An autobiography is always written in the first person, and it narrates the whole life story of the author, from start to the present in the person's life. It is an account of all the places, people and events that made the writer's life what it has been, as well as the lessons learned and experience gained.
Narrative is, essentially, telling a story. In the case of an autobiographical narrative, the story is focusing on one or a few main events that shaped the author's beliefs and personality and changed his way of thinking. The main feature of an autobiographical narrative is that it has a specific plot, instead of being a list of everything that the author experienced. In the narrative something happens, which hooks the reader's attention and keeps her reading from then on, anxious to see what will happen next.

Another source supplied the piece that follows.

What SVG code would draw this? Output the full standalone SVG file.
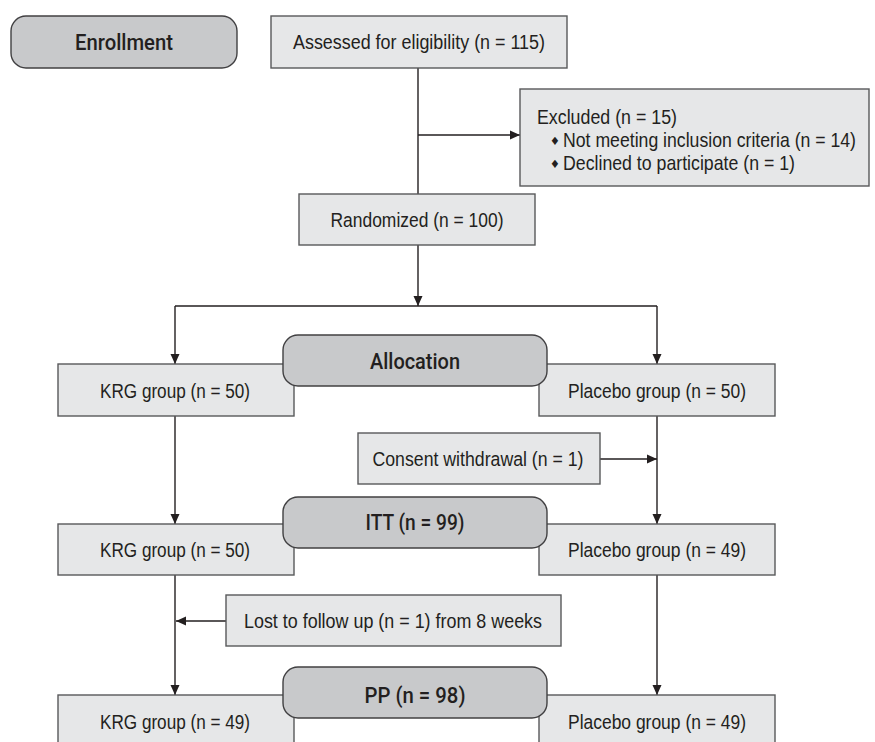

An autobiography might be a list of people, places and events, but this account is not necessarily given in a chronological order. The author often chooses to start with a striking event and then go back to take things from their actual beginning, after he has ensured the reader's full attention. The narrative, however, always tells what happened chronologically, since dealing with a specific time of a person's life cannot accept switching from one time to the other too often, or the story might confuse its readers.
Time of Writing
Even though the author can decide to write her autobiographical narrative at any given moment, and usually does after an event that marked her as a person, an autobiography is most often written nearer the end of a person's life. To give the account of a life story, you need to have the events that compile this life, and this is usually after the writer has experienced a lot of things. However, a life-changing event or the decision to look back and reflect on a past experience, can come at any time, so the narrative can be written even at a young age.